The Goodreads synopsis for Sweetland sums it up well:
For twelve generations, when the fish were plentiful and when they all-but disappeared, the inhabitants of this remote island in Newfoundland have lived and died together. Now, in the second decade of the 21st century, they are facing resettlement, and each has been offered a generous compensation package to leave. But the money is offered with a proviso: everyone has to go; the government won’t be responsible for one crazy coot who chooses to stay alone on an island.
That coot is Moses Sweetland. Motivated in part by a sense of history and belonging, haunted by memories of the short and lonely time he spent away from his home as a younger man, and concerned that his somewhat eccentric great-nephew will wilt on the mainland, Moses refuses to leave. But in the face of determined, sometimes violent, opposition from his family and his friends, Sweetland is eventually swayed to sign on to the government’s plan. Then a tragic accident prompts him to fake his own death and stay on the deserted island. As he manages a desperately diminishing food supply, and battles against the ravages of weather, Sweetland finds himself in the company of the vibrant ghosts of the former islanders, whose porch lights still seem to turn on at night.
I am utterly enchanted by this book. I love the way the dialogue perfectly captures the rural Newfoundland idioms without reducing them to caricature. I love the gentle quirkiness of the characters. I love the way past and present are layered so they bleed through each other. I love the protagonist and his obstinate ways. I want to crawl inside this book and live there.
It’s more than a little ironic that given the book is about relocating people off the tiny rural island, a huge part of my heart yearns to move to just such a place. Between reading Anne’s House of Dreams to the boys and this book, I’ve practically packed our bags and moved us to Canada’s easternmost coastline. I’m not sure why PEI and Newfoundland suddenly call to me so strongly, but they do, and these wonderful books with their roots deep in a sense of place are only throwing gasoline on the fires of my imagination.
I’m already dreading the ‘tragic accident’ that’s mentioned in the synopsis, but even more I’m dreading the end of this book. I don’t want it to be done, and have already lined up Michael Crummey’s previous novel, Galore, as my next book.
Have you ever read a book that made you want to crawl inside and live there? What books have captured your imagination like this? To be reading two at the same time is rather dizzying. It also means I’m spending a rather alarming amount of time casually perusing real estate listings on PEI…

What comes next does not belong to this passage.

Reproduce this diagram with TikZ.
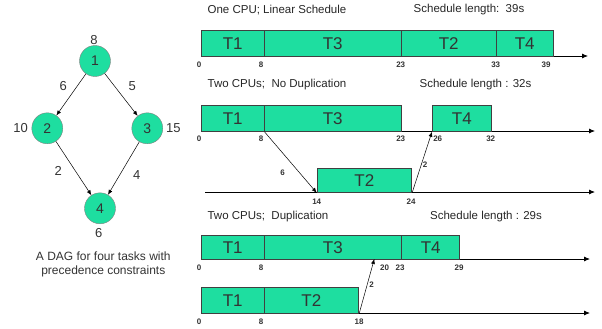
\documentclass[tikz,border=0pt]{standalone}
\usepackage{fontspec}
\setmainfont{Liberation Sans}
\usetikzlibrary{arrows.meta}
\definecolor{teal1}{RGB}{30,222,160}
\newcommand\tbx[6]{\node[tbox, minimum width={(#3-#2)*1pt}, minimum height={(#5-#4)*1pt}] (#1) at (#2,#4) {#6};}
\begin{document}
\begin{tikzpicture}[x=1pt,y=-1pt,
  tbox/.style={draw=black!75, fill=teal1, line width=0.8pt, anchor=north west, inner sep=0pt, font=\fontsize{17}{17}\selectfont, text=black!80},
  ticklab/.style={font=\bfseries\fontsize{8}{8}\selectfont, text=black!80, inner sep=0pt},
  schtitle/.style={font=\fontsize{11.5}{12}\selectfont, text=black!85, inner sep=0pt},
  tline/.style={draw=black, line width=0.8pt, -{Latex[length=6pt,width=5pt]}},
  msg/.style={draw=black, line width=0.5pt, -{Latex[length=5pt,width=4pt]}},
  dag/.style={circle, draw=black!50, fill=teal1, minimum size=31pt, inner sep=0pt, font=\fontsize{14}{14}\selectfont, text=black!80},
  wlab/.style={font=\fontsize{13}{13}\selectfont, text=black!80, inner sep=0pt},
  msglab/.style={font=\bfseries\fontsize{8}{8}\selectfont, text=black!80, inner sep=0pt}
]
\useasboundingbox (0,0) rectangle (602,329);

% ---------- DAG ----------
\node[dag] (n1) at (95,61) {1};
\node[dag] (n2) at (47.3,128.3) {2};
\node[dag] (n3) at (147.3,128.3) {3};
\node[dag] (n4) at (100,208.3) {4};
\draw[msg] (n1) -- (n2);
\draw[msg] (n1) -- (n3);
\draw[msg] (n2) -- (n4);
\draw[msg] (n3) -- (n4);
\node[wlab] (w1) at (94,40) {8};
\node[wlab] (w2) at (20.7,127.7) {10};
\node[wlab] (w3) at (173.3,127.7) {15};
\node[wlab] (w4) at (98.7,233.3) {6};
\node[wlab] (e12) at (63.3,86) {6};
\node[wlab] (e13) at (132.3,86) {5};
\node[wlab] (e24) at (58.3,171) {2};
\node[wlab] (e34) at (136.7,175) {4};
\node[font=\fontsize{12}{14.5}\selectfont, text=black!80, align=center, inner sep=0pt] (cap) at (103.3,264.5) {A DAG for four tasks with\\precedence constraints};

% ---------- Schedule 1 ----------
\node[schtitle] (t1) at (277,10) {One CPU; Linear Schedule};
\node[schtitle] (l1) at (469,10) {Schedule length:\ \ 39s};
\coordinate (r1s) at (201,56);
\coordinate (r1e) at (588,56);
\draw[tline] (r1s) -- (r1e);
\tbx{a1}{201}{263.7}{30}{56}{T1}
\tbx{a3}{263.7}{401}{30}{56}{T3}
\tbx{a2}{401}{495.7}{30}{56}{T2}
\tbx{a4}{495.7}{553}{30}{56}{T4}
\node[ticklab] (k10) at (199,65) {0};
\node[ticklab] (k11) at (261,65) {8};
\node[ticklab] (k12) at (400.7,65) {23};
\node[ticklab] (k13) at (495.7,65) {33};
\node[ticklab] (k14) at (546,65) {39};

% ---------- Schedule 2 ----------
\node[schtitle] (t2) at (277,85) {Two CPUs;\ \ No Duplication};
\node[schtitle] (l2) at (475.5,85) {Schedule length : 32s};
\coordinate (r2s) at (201,131);
\coordinate (r2e) at (595,131);
\draw[tline] (r2s) -- (r2e);
\coordinate (r3s) at (205,192);
\coordinate (r3e) at (595,192);
\draw[tline] (r3s) -- (r3e);
\tbx{b1}{201}{263.7}{105}{131}{T1}
\tbx{b3}{263.7}{401}{105}{131}{T3}
\tbx{b4}{432}{491}{105}{131}{T4}
\tbx{b2}{316.7}{411.3}{168}{192}{T2}
\draw[msg] (b1.south east) -- (b2.south west);
\draw[msg] (b2.south east) -- (b4.south west);
\node[msglab] (m1) at (282.7,172.7) {6};
\node[msglab] (m2) at (425,165) {2};
\node[ticklab] (k20) at (199,138.3) {0};
\node[ticklab] (k21) at (261,138.3) {8};
\node[ticklab] (k22) at (400.7,138.3) {23};
\node[ticklab] (k23) at (437.7,138.3) {26};
\node[ticklab] (k24) at (490.7,138.3) {32};
\node[ticklab] (k25) at (316.7,201.7) {14};
\node[ticklab] (k26) at (411,201.7) {24};

% ---------- Schedule 3 ----------
\node[schtitle] (t3) at (268,216.7) {Two CPUs;\ \ Duplication};
\node[schtitle] (l3) at (486,216.7) {Schedule length : 29s};
\coordinate (r4s) at (201,259);
\coordinate (r4e) at (590,259);
\draw[tline] (r4s) -- (r4e);
\coordinate (r5s) at (201,313);
\coordinate (r5e) at (590,313);
\draw[tline] (r5s) -- (r5e);
\tbx{c1}{201}{263.7}{235}{259}{T1}
\tbx{c3}{263.7}{401.3}{235}{259}{T3}
\tbx{c4}{401.3}{459.3}{235}{259}{T4}
\tbx{d1}{201}{263.7}{287}{313}{T1}
\tbx{d2}{263.7}{358.3}{287}{313}{T2}
\coordinate (a3e) at (374.3,259);
\draw[msg] (d2.south east) -- (a3e);
\node[msglab] (m3) at (371.7,285) {2};
\node[ticklab] (k30) at (199,268) {0};
\node[ticklab] (k31) at (261,268) {8};
\node[ticklab] (k32) at (384.5,268) {20};
\node[ticklab] (k33) at (400,268) {23};
\node[ticklab] (k34) at (459,268) {29};
\node[ticklab] (k40) at (199,322) {0};
\node[ticklab] (k41) at (261,322) {8};
\node[ticklab] (k42) at (359,322) {18};
\end{tikzpicture}
\end{document}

not sure you’d want to be in PEI currently!!! but, yes, I understand that longing & books/movies often do that to me. I watched 100 Foot Journey and immediately started researching vacation properties in France… There are so many wonderful novels set in East Coast Canada, and my Dad being from Cape Breton, I am definitely an East Coast girl at heart as well 🙂
thanks for the book review… will add it to my list!
HI
I am a new reader. I like the idea of the 10 pages-in book reviews and I hope you bring it back!